Re: [PATCH bpf-next 3/4] bpf: Fix deadlock in kptr dtor in nmi

[Justin Suess <utilityemal77@gmail.com>]

On Wed, Apr 29, 2026 at 12:21:17PM -0400, Justin Suess wrote:
> On Wed, Apr 29, 2026 at 02:37:32AM -0700, Alexei Starovoitov wrote:
> > On Tue Apr 28, 2026 at 1:14 PM PDT, Justin Suess wrote:
> > > Defer freeing of referenced kptrs using irq_work queue.
> > >
> > > This fixes a deadlock in BPF tracing programs running under NMI.
> > >
> > > Each kptr is tagged with an auxiliary data field storing an llist_node
> > > and a pointer to the object to be freed.

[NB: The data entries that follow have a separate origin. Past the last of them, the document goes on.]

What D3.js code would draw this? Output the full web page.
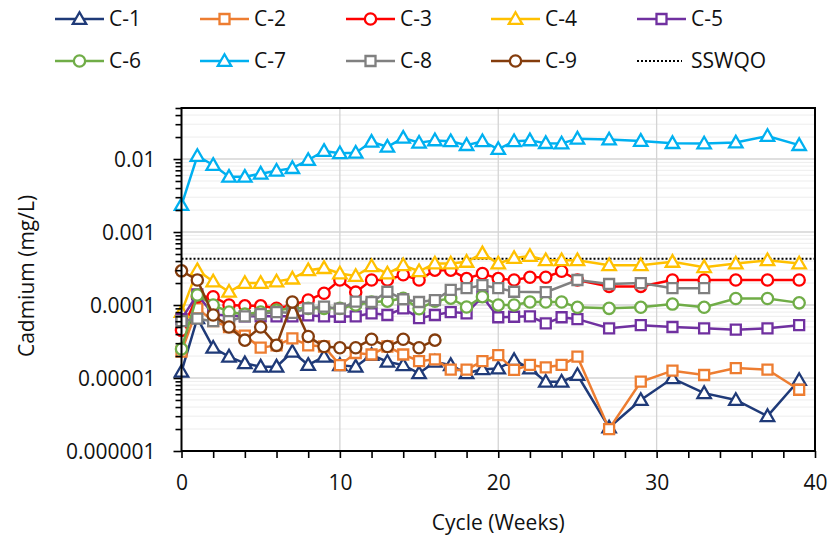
<!DOCTYPE html>
<html>
<head>
<meta charset="utf-8">
<script src="https://cdn.jsdelivr.net/npm/d3@7"></script>
<style>
  body { margin: 0; background: #fff; }
  svg text { font-family: "Open Sans", "Liberation Sans", sans-serif; fill: #111; }
</style>
</head>
<body>
<svg id="chart" width="829" height="541"></svg>
<script>
// weeks sampled
const weeksMain = [0,1,2,3,4,5,6,7,8,9,10,11,12,13,14,15,16,17,18,19,20,21,22,23,24,25,27,29,31,33,35,37,39];
const weeksC8 = [0,1,2,3,4,5,6,7,8,9,10,11,12,13,14,15,16,17,18,19,20,21,23,25,27,29,31,33];
const weeksC9 = [0,1,2,3,4,5,6,7,8,9,10,11,12,13,14,15,16];

// cadmium (mg/L)
const c1 = [0.0000122,0.000066,0.000026,0.0000196,0.0000159,0.0000143,0.0000143,0.0000229,0.0000151,0.0000196,0.000015,0.0000143,0.0000207,0.0000167,0.000015,0.0000116,0.0000167,0.000015,0.0000116,0.0000132,0.0000135,0.0000176,0.0000135,0.0000089,0.0000089,0.000011,0.0000021,0.000005,0.0000099,0.0000062,0.000005,0.000003,0.0000094];
const c2 = [0.000023,0.00009,0.00006,0.00005,0.000038,0.000026,0.000028,0.000035,0.000028,0.000027,0.000015,0.000022,0.000021,0.000027,0.000021,0.000017,0.000018,0.000013,0.000013,0.000017,0.0000206,0.0000129,0.0000151,0.000014,0.0000151,0.0000196,0.000002,0.0000089,0.0000126,0.000011,0.0000137,0.000013,0.0000069];
const c3 = [0.000045,0.00013,0.00013,0.0001,0.0000975,0.0000975,0.00009,0.0001,0.000117,0.000145,0.00022,0.00015,0.00022,0.00022,0.00026,0.00022,0.0003,0.0003,0.00023,0.00027,0.00023,0.00022,0.00024,0.00024,0.00029,0.00022,0.00018,0.00018,0.00022,0.00022,0.00022,0.00022,0.00022];
const c4 = [0.00008,0.0003,0.00021,0.000152,0.0002,0.0002,0.00021,0.00023,0.0003,0.00032,0.00027,0.00025,0.00034,0.00027,0.00035,0.00029,0.00037,0.00037,0.00039,0.00051,0.00037,0.00044,0.00047,0.00041,0.00041,0.00041,0.00035,0.00035,0.00039,0.00033,0.00037,0.00041,0.00037];
const c5 = [0.000064,0.00014,0.000074,0.000072,0.00007,0.00007,0.00007,0.00007,0.000072,0.00007,0.000069,0.00007,0.000077,0.000073,0.00009,0.000066,0.000073,0.00008,0.000077,0.00013,0.000068,0.000069,0.00007,0.000056,0.000068,0.000064,0.000048,0.000053,0.00005,0.000048,0.000046,0.000048,0.000053];
const c6 = [0.000025,0.000137,0.0001,0.00008,0.000075,0.00008,0.000085,0.00009,0.00009,0.00009,0.00009,0.0001,0.00011,0.000113,0.000124,0.000089,0.000113,0.000124,0.000094,0.00013,0.0001,0.0001,0.00011,0.00011,0.00011,0.000093,0.00009,0.000093,0.000103,0.000093,0.000123,0.000123,0.000107];
const c7 = [0.00234,0.011,0.0083,0.0057,0.0057,0.0063,0.0069,0.0075,0.0097,0.0129,0.012,0.0122,0.0172,0.0147,0.0195,0.0167,0.018,0.0175,0.0155,0.0175,0.0137,0.0175,0.018,0.0165,0.0163,0.019,0.0185,0.0177,0.0165,0.0163,0.0168,0.0207,0.0155];
const c8 = [0.00006,0.000065,0.00006,0.00006,0.00007,0.000075,0.00008,0.000078,0.00009,0.000095,0.000089,0.000111,0.00011,0.000152,0.00012,0.00011,0.000117,0.000161,0.00017,0.000187,0.00017,0.000152,0.00015,0.00022,0.000194,0.0002,0.00017,0.00017];
const c9 = [0.000294,0.00022,0.000073,0.00005,0.000033,0.00005,0.000028,0.00011,0.000037,0.000027,0.000026,0.000026,0.000034,0.000027,0.000034,0.000026,0.000033];
const sswqo = 0.00043;

const names = ["C-1","C-2","C-3","C-4","C-5","C-6","C-7","C-8","C-9"];
const colors = ["#1F3A78","#ED7D31","#FF0000","#FFC000","#7030A0","#70AD47","#00B0F0","#808080","#843C0C"];
const shapes = ["tri","sq","circ","tri","sq","circ","tri","sq","circ"];
const yMajor = [1e-6,1e-5,1e-4,1e-3,1e-2];
const yLabels = ["0.000001","0.00001","0.0001","0.001","0.01"];

const series = [
  {w: weeksMain, v: c1}, {w: weeksMain, v: c2}, {w: weeksMain, v: c3},
  {w: weeksMain, v: c4}, {w: weeksMain, v: c5}, {w: weeksMain, v: c6},
  {w: weeksMain, v: c7}, {w: weeksC8, v: c8}, {w: weeksC9, v: c9}
].map((s, i) => ({name: names[i], color: colors[i], shape: shapes[i],
  pts: s.w.map((w, j) => ({x: w, y: s.v[j]}))}));

const plotL = 181.5, plotR = 815, plotT = 108, plotB = 451;
const x = d3.scaleLinear().domain([0, 40]).range([plotL, plotR]);
const y = d3.scaleLog().domain([1e-6, 0.05]).range([plotB, plotT]);

const svg = d3.select('#chart');

// minor values on the log axis
let yMinor = [];
for (let e = -6; e <= -2; e++) {
    for (let k = 2; k <= 9; k++) {
        let v = k * Math.pow(10, e);
        if (v <= 0.05 + 1e-12) yMinor.push(v);
    }
}

// grid
svg.append('g').selectAll('line').data(yMinor).enter().append('line')
    .attr('x1', plotL).attr('x2', plotR)
    .attr('y1', d => y(d)).attr('y2', d => y(d))
    .style('stroke', '#EDEDED').style('stroke-width', 1);
svg.append('g').selectAll('line').data(yMajor).enter().append('line')
    .attr('x1', plotL).attr('x2', plotR)
    .attr('y1', d => y(d)).attr('y2', d => y(d))
    .style('stroke', '#D4D4D4').style('stroke-width', 1.3);
svg.append('g').selectAll('line').data([10, 20, 30]).enter().append('line')
    .attr('x1', d => x(d)).attr('x2', d => x(d))
    .attr('y1', plotT).attr('y2', plotB)
    .style('stroke', '#D4D4D4').style('stroke-width', 1.3);

// SSWQO
svg.append('line')
    .attr('x1', x(0)).attr('x2', x(40))
    .attr('y1', y(sswqo)).attr('y2', y(sswqo))
    .style('stroke', '#000').style('stroke-width', 2).style('stroke-dasharray', '2,2');

function marker(sel, shape, color) {
    let sym = shape === 'tri' ? d3.symbolTriangle : shape === 'sq' ? d3.symbolSquare : d3.symbolCircle;
    let size = shape === 'tri' ? 78 : shape === 'sq' ? 100 : 100;
    sel.attr('d', d3.symbol().type(sym).size(size))
        .style('fill', '#fff')
        .style('stroke', color)
        .style('stroke-width', 2.3);
}

const line = d3.line().x(d => x(d.x)).y(d => y(d.y));

series.forEach(s => {
    let g = svg.append('g');
    g.append('path').datum(s.pts).attr('d', line)
        .style('fill', 'none').style('stroke', s.color).style('stroke-width', 2.5);
    g.selectAll('path.m').data(s.pts).enter().append('path')
        .attr('class', 'm')
        .attr('transform', d => 'translate(' + x(d.x) + ',' + (y(d.y) + (s.shape === 'tri' ? 1 : 0)) + ')')
        .call(marker, s.shape, s.color);
});

// frame
svg.append('rect').attr('x', plotL).attr('y', plotT)
    .attr('width', plotR - plotL).attr('height', plotB - plotT)
    .style('fill', 'none').style('stroke', '#000').style('stroke-width', 2);

// y axis
let yAxisMinor = svg.append('g').attr('transform', 'translate(' + plotL + ',0)')
    .call(d3.axisLeft(y).tickValues(yMinor).tickSize(6).tickFormat(''));
let yAxis = svg.append('g').attr('transform', 'translate(' + plotL + ',0)')
    .call(d3.axisLeft(y).tickValues(yMajor).tickSize(8).tickPadding(18)
        .tickFormat((d, i) => yLabels[i]));
[yAxisMinor, yAxis].forEach(a => {
    a.select('.domain').remove();
    a.selectAll('line').style('stroke', '#000').style('stroke-width', 1.6);
});
yAxis.selectAll('text').style('font-size', '21px').attr('dy', '0.35em');

// x axis
let xAxis = svg.append('g').attr('transform', 'translate(0,' + plotB + ')')
    .call(d3.axisBottom(x).tickValues(d3.range(0, 41, 2)).tickSize(7).tickPadding(17)
        .tickFormat(d => d % 10 === 0 ? d : ''));
xAxis.select('.domain').remove();
xAxis.selectAll('line').style('stroke', '#000').style('stroke-width', 1.6);
xAxis.selectAll('text').style('font-size', '21px');

// axis titles
svg.append('text')
    .attr('text-anchor', 'middle')
    .attr('transform', 'translate(' + 34 + ',' + 276 + ')rotate(-90)')
    .style('font-size', '21px')
    .text('Cadmium (mg/L)');
svg.append('text')
    .attr('text-anchor', 'middle')
    .attr('x', (plotL + plotR) / 2).attr('y', 530)
    .style('font-size', '21px')
    .text('Cycle (Weeks)');

// legend
const legX = [55, 200, 346, 491, 637];
const legY = [19, 61];
const legItems = series.map(s => ({name: s.name, color: s.color, shape: s.shape}))
    .concat([{name: 'SSWQO', color: '#000', shape: 'dot'}]);
legItems.forEach((d, i) => {
    let gx = legX[i % 5], gy = legY[Math.floor(i / 5)];
    let g = svg.append('g').attr('transform', 'translate(' + gx + ',' + gy + ')');
    if (d.shape === 'dot') {
        g.append('line').attr('x1', 0).attr('x2', 45).attr('y1', 0).attr('y2', 0)
            .style('stroke', '#000').style('stroke-width', 2).style('stroke-dasharray', '2,2');
        g.append('text').attr('x', 54).attr('dy', '0.35em').style('font-size', '21px').text(d.name);
        return;
    }
    g.append('line').attr('x1', 0).attr('x2', 49).attr('y1', 0).attr('y2', 0)
        .style('stroke', d.color).style('stroke-width', 2.5);
    g.append('path').attr('transform', 'translate(24.5,' + (d.shape === 'tri' ? 1 : 0) + ')')
        .call(marker, d.shape, d.color);
    g.append('text').attr('x', 54).attr('dy', '0.35em').style('font-size', '21px').text(d.name);
});
</script>
</body>
</html>
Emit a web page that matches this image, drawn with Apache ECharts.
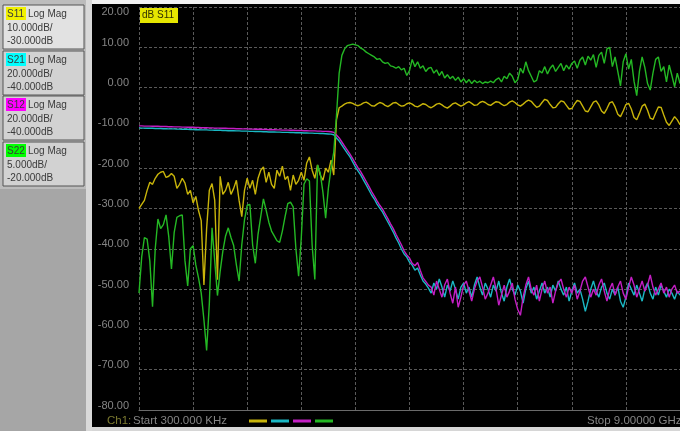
<!DOCTYPE html>
<html><head><meta charset="utf-8">
<script src="https://cdn.jsdelivr.net/npm/echarts@6/dist/echarts.min.js"></script>
<style>html,body{margin:0;padding:0;background:#000;}#c{width:680px;height:431px;}</style>
</head><body><div id="c"></div>
<script>
// ---- data ----
const traceNames = ['S11', 'S21', 'S12', 'S22'];
const traceFormat = 'Log Mag';
const scalePerDiv = [10, 20, 20, 5];        // dB/div
const refLevel = [-30, -40, -40, -20];      // dB at centre line
const traceColors = ['#c8b40a', '#1ab8c4', '#c41ec4', '#24b824'];
const highlightColors = ['#f0f000', '#00ffff', '#ff00ff', '#00ff00'];
const startLabel = 'Start 300.000 KHz';
const stopLabel = 'Stop 9.00000 GHz';
const pointCount = 201;
const yTickLabels = ['20.00','10.00','0.00','-10.00','-20.00','-30.00','-40.00','-50.00','-60.00','-70.00','-80.00'];

const s11 = [
 -30,-29,-28,-25.5,-23.5,-24,-22.5,-21.5,-21,-20.8,
 -22.3,-22,-21.3,-22,-25,-24,-22.5,-23.7,-26.5,-25.5,
 -28.6,-27,-30.5,-33,-49,-35,-25.5,-23.8,-28,-47.7,
 -22,-26.5,-25.5,-23.5,-26.5,-25,-23,-28,-32,-25.5,
 -22.5,-25,-23,-26.5,-22.5,-20.5,-19.7,-23.5,-21,-24,
 -25,-20.5,-22,-19.5,-22.8,-22,-25.5,-21.7,-24,-23,
 -21,-23,-18.7,-17.2,-20.5,-22.5,-19.2,-21.7,-23,-20,
 -21,-18,-21.7,-8,-5,-4.6,-4.1,-3.8,-3.7,-3.9,
 -4.3,-4.5,-4.2,-3.8,-3.6,-4.0,-4.5,-4.6,-4.1,-3.7,
 -3.9,-4.4,-4.7,-4.3,-3.8,-3.7,-4.2,-4.6,-4.5,-4.0,
 -3.8,-4.1,-4.6,-4.8,-4.4,-4.0,-4.2,-4.7,-5.0,-4.6,
 -4.1,-3.9,-4.3,-4.8,-5.1,-4.6,-4.0,-3.8,-4.2,-4.6,
 -4.3,-3.8,-3.5,-3.9,-4.4,-4.3,-3.7,-3.4,-3.7,-4.2,
 -4.4,-3.9,-3.5,-3.6,-4.1,-4.5,-4.2,-3.6,-3.3,-3.7,
 -4.3,-4.6,-4.1,-3.5,-3.1,-3.4,-4.2,-4.9,-4.6,-3.7,
 -2.9,-3.2,-4.2,-5.0,-4.9,-4.0,-3.3,-3.5,-4.4,-5.3,
 -5.2,-4.1,-3.2,-3.4,-4.6,-5.8,-6.0,-4.8,-3.6,-3.3,
 -4.3,-5.8,-6.4,-5.2,-3.8,-3.5,-4.8,-6.6,-7.2,-5.8,
 -4.2,-3.9,-5.3,-7.4,-8.0,-6.4,-4.6,-4.1,-5.6,-7.6,
 -7.9,-6.3,-4.8,-4.9,-6.8,-8.6,-9.4,-8.3,-7.2,-8.0,
 -9.2
];
const s21 = [
 0.0,-0.1,-0.1,-0.2,-0.2,-0.2,-0.3,-0.3,-0.3,-0.4,
 -0.4,-0.5,-0.5,-0.5,-0.6,-0.6,-0.7,-0.7,-0.7,-0.8,
 -0.8,-0.9,-0.9,-1.0,-1.0,-1.0,-1.1,-1.1,-1.2,-1.2,
 -1.2,-1.3,-1.3,-1.4,-1.4,-1.4,-1.5,-1.5,-1.6,-1.6,
 -1.6,-1.7,-1.7,-1.8,-1.8,-1.8,-1.9,-1.9,-2.0,-2.0,
 -2.0,-2.1,-2.1,-2.2,-2.2,-2.2,-2.3,-2.3,-2.4,-2.4,
 -2.4,-2.5,-2.5,-2.6,-2.6,-2.7,-2.7,-2.8,-2.8,-2.9,
 -3.0,-3.1,-3.4,-5.0,-6.5,-8.5,-10.5,-12.5,-14.4,-16.9,
 -19.4,-21.4,-23.4,-25.9,-28.3,-30.8,-33.3,-35.3,-37.8,-39.8,
 -41.7,-44.2,-46.7,-49.2,-51.7,-54.6,-57.1,-60.1,-62.6,-64.1,
 -66.6,-68.1,-70.6,-69.5,-73.0,-76.0,-77.5,-79.5,-82,-77,
 -80,-75,-79,-84,-78,-81,-76,-80,-85,-79,
 -77,-82,-79,-84,-78,-74,-79,-83,-77,-80,
 -84,-78,-81,-76,-82,-86,-79,-75,-80,-83,
 -78,-81,-87,-80,-76,-82,-79,-85,-81,-77,
 -82,-79,-84,-78,-81,-76,-80,-83,-79,-86,
 -81,-77,-82,-80,-85,-91,-86,-80,-76,-81,
 -84,-79,-77,-82,-85,-80,-83,-79,-86,-89,
 -84,-77,-80,-83,-78,-82,-86,-80,-77,-82,
 -85,-79,-83,-78,-81,-84,-80,-82,-85,-81,
 -83
];
const s12 = [
 1.0,1.0,0.9,0.9,0.9,0.8,0.8,0.8,0.7,0.7,
 0.7,0.6,0.6,0.5,0.5,0.5,0.4,0.4,0.3,0.3,
 0.3,0.2,0.2,0.1,0.1,0.1,0.0,0.0,-0.1,-0.1,
 -0.1,-0.2,-0.2,-0.3,-0.3,-0.3,-0.4,-0.4,-0.5,-0.5,
 -0.5,-0.6,-0.6,-0.7,-0.7,-0.7,-0.8,-0.8,-0.9,-0.9,
 -0.9,-1.0,-1.0,-1.1,-1.1,-1.1,-1.2,-1.2,-1.3,-1.3,
 -1.3,-1.4,-1.4,-1.5,-1.5,-1.5,-1.6,-1.6,-1.7,-1.7,
 -1.8,-1.9,-2.2,-3.5,-5.0,-7.0,-9.0,-11.0,-13.0,-15.2,
 -17.6,-19.8,-21.8,-24.2,-26.6,-29.0,-31.6,-33.8,-36.2,-38.4,
 -40.2,-42.6,-45.0,-47.6,-50.0,-52.8,-55.4,-58.0,-61.0,-63.0,
 -64.6,-67.2,-68.4,-66.8,-70.8,-74.4,-76.2,-78.0,-79,-83,
 -76,-80,-84,-78,-75,-82,-87,-79,-89,-84,
 -78,-76,-81,-86,-80,-76,-74,-79,-85,-82,
 -78,-74,-80,-88,-83,-78,-84,-81,-77,-85,
 -90,-93,-84,-78,-74,-80,-83,-78,-86,-80,
 -76,-82,-79,-87,-81,-77,-75,-80,-84,-79,
 -82,-78,-85,-81,-76,-74,-79,-84,-80,-83,
 -78,-75,-81,-86,-80,-77,-83,-79,-76,-82,
 -85,-79,-74,-78,-84,-80,-76,-81,-78,-73,
 -79,-83,-80,-77,-82,-79,-84,-80,-78,-82,
 -81
];
const s22 = [
 -30.5,-26.0,-23.6,-23.8,-26.5,-32.2,-25.0,-21.3,-22.5,-22.0,
 -20.8,-23.5,-27.5,-23.0,-21.1,-20.9,-20.8,-26.5,-29.6,-25.0,
 -24.6,-27.0,-28.6,-30.5,-33.8,-37.6,-31.8,-22.4,-26.5,-30.8,
 -27.8,-25.3,-23.4,-22.4,-23.6,-24.6,-27.0,-29.0,-24.5,-21.4,
 -19.6,-19.5,-24.5,-26.8,-23.2,-21.0,-18.8,-20.2,-21.7,-22.8,
 -23.4,-24.0,-24.2,-22.8,-21.0,-19.4,-19.2,-19.8,-25.0,-28.4,
 -23.6,-17.0,-16.3,-16.6,-24.5,-28.8,-14.6,-15.6,-18.0,-21.2,
 -17.5,-15.0,-13.0,-8.5,-3.2,-1.0,-0.2,0.2,0.3,0.4,
 0.3,0.2,-0.1,-0.3,-0.6,-0.8,-1.0,-1.2,-1.5,-1.4,
 -1.8,-2.0,-1.9,-2.3,-2.4,-2.6,-2.4,-2.8,-2.6,-3.5,
 -2.9,-1.5,-2.4,-1.8,-2.6,-2.3,-3.0,-2.6,-2.5,-3.2,
 -2.8,-3.5,-3.0,-3.8,-3.4,-3.9,-3.6,-4.1,-3.7,-4.3,
 -3.9,-4.4,-4.0,-4.5,-4.1,-4.4,-4.2,-4.5,-4.3,-4.4,
 -4.2,-4.4,-4.0,-3.8,-4.3,-3.6,-3.9,-3.2,-3.6,-4.4,
 -4.0,-2.6,-3.2,-1.8,-2.9,-3.6,-4.3,-4.1,-2.9,-3.2,
 -2.4,-3.3,-2.6,-2.2,-3.0,-2.5,-2.0,-2.9,-2.2,-2.7,
 -2.0,-1.7,-2.6,-1.6,-1.2,-2.2,-1.1,-1.6,-0.9,-2.5,
 -1.0,-0.6,-2.0,-0.2,0.0,-2.4,-1.2,-3.0,-4.8,-1.8,
 -0.8,-2.7,-1.5,-4.2,-6.0,-3.0,-1.2,-2.5,-4.5,-5.3,
 -3.2,-1.5,-1.2,-3.0,-2.4,-4.3,-2.2,-3.5,-4.9,-3.2,
 -4.5
];
const traceData = [s11, s21, s12, s22];
const axisOfTrace = [0, 1, 1, 2];

// ---- chart ----
const categories = [];
for (let i = 0; i < pointCount; i++) categories.push(i);

const FONT = '"Liberation Sans", Arial, sans-serif';
const labelGray = '#858585';
const gridGray = '#5a5a5a';

function axisRange(k) {
  return { min: refLevel[k] - 5 * scalePerDiv[k], max: refLevel[k] + 5 * scalePerDiv[k], interval: scalePerDiv[k] };
}
const r0 = axisRange(0), r1 = axisRange(1), r3 = axisRange(3);

const graphics = [];
// left panel
graphics.push({ type: 'rect', shape: { x: 0, y: 0, width: 86, height: 431 }, style: { fill: '#a6a6a6' } });
graphics.push({ type: 'rect', shape: { x: 0, y: 0, width: 86, height: 189 }, style: { fill: '#bcbcbc' } });
graphics.push({ type: 'rect', shape: { x: 86, y: 0, width: 6, height: 431 }, style: { fill: '#d9d9d9' } });
graphics.push({ type: 'rect', shape: { x: 92, y: 0, width: 588, height: 4 }, style: { fill: '#f2f2f2' } });
graphics.push({ type: 'rect', shape: { x: 92, y: 427, width: 588, height: 4 }, style: { fill: '#d6d6d6' } });
const boxTops = [5, 51, 96, 142];
for (let k = 0; k < 4; k++) {
  const t = boxTops[k];
  graphics.push({ type: 'rect', shape: { x: 3, y: t, width: 81, height: 44 },
    style: { fill: k === 0 ? '#e2e2e2' : '#d2d2d2', stroke: '#555', lineWidth: 1 } });
  graphics.push({ type: 'rect', shape: { x: 6, y: t + 2, width: 20, height: 13 }, style: { fill: highlightColors[k] } });
  graphics.push({ type: 'text', x: 7, y: t + 9, style: { text: traceNames[k], fill: '#3a3a3a', font: '10px ' + FONT, verticalAlign: 'middle', textVerticalAlign: 'middle' } });
  graphics.push({ type: 'text', x: 28, y: t + 9, style: { text: traceFormat, fill: '#3a3a3a', font: '10px ' + FONT, verticalAlign: 'middle', textVerticalAlign: 'middle' } });
  graphics.push({ type: 'text', x: 7, y: t + 23, style: { text: scalePerDiv[k].toFixed(3) + 'dB/', fill: '#3a3a3a', font: '10px ' + FONT, verticalAlign: 'middle', textVerticalAlign: 'middle' } });
  graphics.push({ type: 'text', x: 7, y: t + 36, style: { text: refLevel[k].toFixed(3) + 'dB', fill: '#3a3a3a', font: '10px ' + FONT, verticalAlign: 'middle', textVerticalAlign: 'middle' } });
}
// active trace marker
graphics.push({ type: 'rect', shape: { x: 140, y: 8, width: 38, height: 15 }, style: { fill: '#e6e600' } });
graphics.push({ type: 'text', x: 142, y: 15.5, style: { text: 'dB ' + traceNames[0], fill: '#303000', font: '10px ' + FONT, verticalAlign: 'middle', textVerticalAlign: 'middle' } });
// bottom status line
graphics.push({ type: 'text', x: 107, y: 421, style: { text: 'Ch1:', fill: '#7c7a30', font: '11.5px ' + FONT, verticalAlign: 'middle', textVerticalAlign: 'middle' } });
graphics.push({ type: 'text', x: 133, y: 421, style: { text: startLabel, fill: labelGray, font: '11.5px ' + FONT, verticalAlign: 'middle', textVerticalAlign: 'middle' } });
graphics.push({ type: 'text', x: 587, y: 421, style: { text: stopLabel, fill: labelGray, font: '11.5px ' + FONT, verticalAlign: 'middle', textVerticalAlign: 'middle' } });
for (let k = 0; k < 4; k++) {
  graphics.push({ type: 'rect', shape: { x: 249 + 22 * k, y: 419.5, width: 18, height: 3 }, style: { fill: traceColors[k] } });
}

const option = {
  backgroundColor: '#000',
  animation: false,
  grid: { left: 139, right: -4, top: 7, bottom: 21, containLabel: false },
  xAxis: {
    type: 'category', data: categories, boundaryGap: false,
    axisLabel: { show: false }, axisTick: { show: false },
    axisLine: { show: true, onZero: false, lineStyle: { color: '#6a6a6a', width: 1 } },
    splitLine: { show: true, interval: 19, lineStyle: { color: gridGray, type: [3, 2], width: 1 } }
  },
  yAxis: [
    { type: 'value', min: r0.min, max: r0.max, interval: r0.interval,
      axisLine: { show: false }, axisTick: { show: false },
      splitLine: { show: true, lineStyle: { color: gridGray, type: [3, 2], width: 1 } },
      axisLabel: {
        show: true, showMinLabel: true, showMaxLabel: true, margin: 10,
        color: labelGray, fontSize: 11, fontFamily: FONT,
        verticalAlign: 'middle', padding: [0, 0, 9, 0],
        formatter: function (v) {
          const idx = Math.round((r0.max - v) / r0.interval);
          const txt = yTickLabels[idx];
          return v === r0.max ? '{t|' + txt + '}' : txt;
        },
        rich: { t: { padding: [19, 0, 0, 0], color: labelGray, fontSize: 11, fontFamily: FONT } }
      } },
    { type: 'value', min: r1.min, max: r1.max, interval: r1.interval, show: false, splitLine: { show: false } },
    { type: 'value', min: r3.min, max: r3.max, interval: r3.interval, show: false, splitLine: { show: false } }
  ],
  series: traceData.map(function (d, k) {
    return {
      name: traceNames[k], type: 'line', data: d, yAxisIndex: axisOfTrace[k],
      showSymbol: false, symbol: 'none', silent: true, z: 2 + k,
      lineStyle: { color: traceColors[k], width: 1.4 }, itemStyle: { color: traceColors[k] }
    };
  }),
  graphic: { elements: graphics }
};
const chart = echarts.init(document.getElementById('c'));
chart.setOption(option);
</script>
</body></html>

These are assembled together
> > > to form a queue for deletion outside NMI.
> > >
> > > Add a field to each data structure capable of holding referenced kptrs
> > > to store the llist_head, as well as an irq_work struct to the btf kptr
> > > field to store the task callback.
> > >
> > > The llist_nodes are linked in the queue safely, allowing them to be torn
> > > down once NMI is over.
> > >
> > > This irq_work struct is foribly synchronized on btf teardown, enabled by
> > > the change in btf cleanup code introduced in the previous commit, adding
> > > the rcu_work teardown.
> > >
> > > At dtor time, if the execution is in an nmi context, enqueue the
> > > referenced kptr nodes in the llist_head and enqueue a job to drain the
> > > list, calling the respective dtor callback from a safe context.
> > >
> > > If running outside nmi, use synchronous dtor path.
> > >
> > > This touches arraymap, hashtab, and bpf local storage. It's important to
> > > note however, that the bpf_local_storage code rejects nmi updates
> > > already, the code changes in that case are just to accommodate the changes
> > > to the record extending the kptr.
> > >
> > > Cc: Alexei Starovoitov <alexei.starovoitov@gmail.com>
> > > Reported-by: Justin Suess <utilityemal77@gmail.com>
> > > Closes: https://lore.kernel.org/bpf/20260421201035.1729473-1-utilityemal77@gmail.com/
> > > Signed-off-by: Justin Suess <utilityemal77@gmail.com>
> > > ---
> > >  include/linux/bpf.h            |  69 ++++++++++++
> > >  kernel/bpf/arraymap.c          |  36 ++++++-
> > >  kernel/bpf/bpf_local_storage.c |  13 ++-
> > >  kernel/bpf/btf.c               |   6 +-
> > >  kernel/bpf/hashtab.c           | 181 +++++++++++++++++++++++++++----
> > >  kernel/bpf/syscall.c           | 190 +++++++++++++++++++++++++++++++--
> > >  6 files changed, 456 insertions(+), 39 deletions(-)
> > >
> > > diff --git a/include/linux/bpf.h b/include/linux/bpf.h
> > > index 715b6df9c403..037bdadbed96 100644
> > > --- a/include/linux/bpf.h
> > > +++ b/include/linux/bpf.h
> > > @@ -9,6 +9,8 @@
> > >  
> > >  #include <crypto/sha2.h>
> > >  #include <linux/workqueue.h>
> > > +#include <linux/irq_work.h>
> > > +#include <linux/llist.h>
> > >  #include <linux/file.h>
> > >  #include <linux/percpu.h>
> > >  #include <linux/err.h>
> > > @@ -234,6 +236,10 @@ struct btf_field_kptr {
> > >  	 * program-allocated, dtor is NULL,  and __bpf_obj_drop_impl is used
> > >  	 */
> > >  	btf_dtor_kfunc_t dtor;
> > > +	struct irq_work irq_work;
> > > +	struct llist_head irq_work_items;
> > > +	struct llist_head free_list;
> > > +	u32 aux_off;
> > >  	u32 btf_id;
> > >  };
> > 
> > This is extreme per-field overhead
> > 500 extra lines to fix a corner case?
> > That's not what I suggested. Can the whole thing will be
> > done with _single_ global llist and irq_work? I bet yes.
> > Think it through and send us prompt for review instead of code.
> >
Alexei,

I did some more thinking and came up with a possible solution.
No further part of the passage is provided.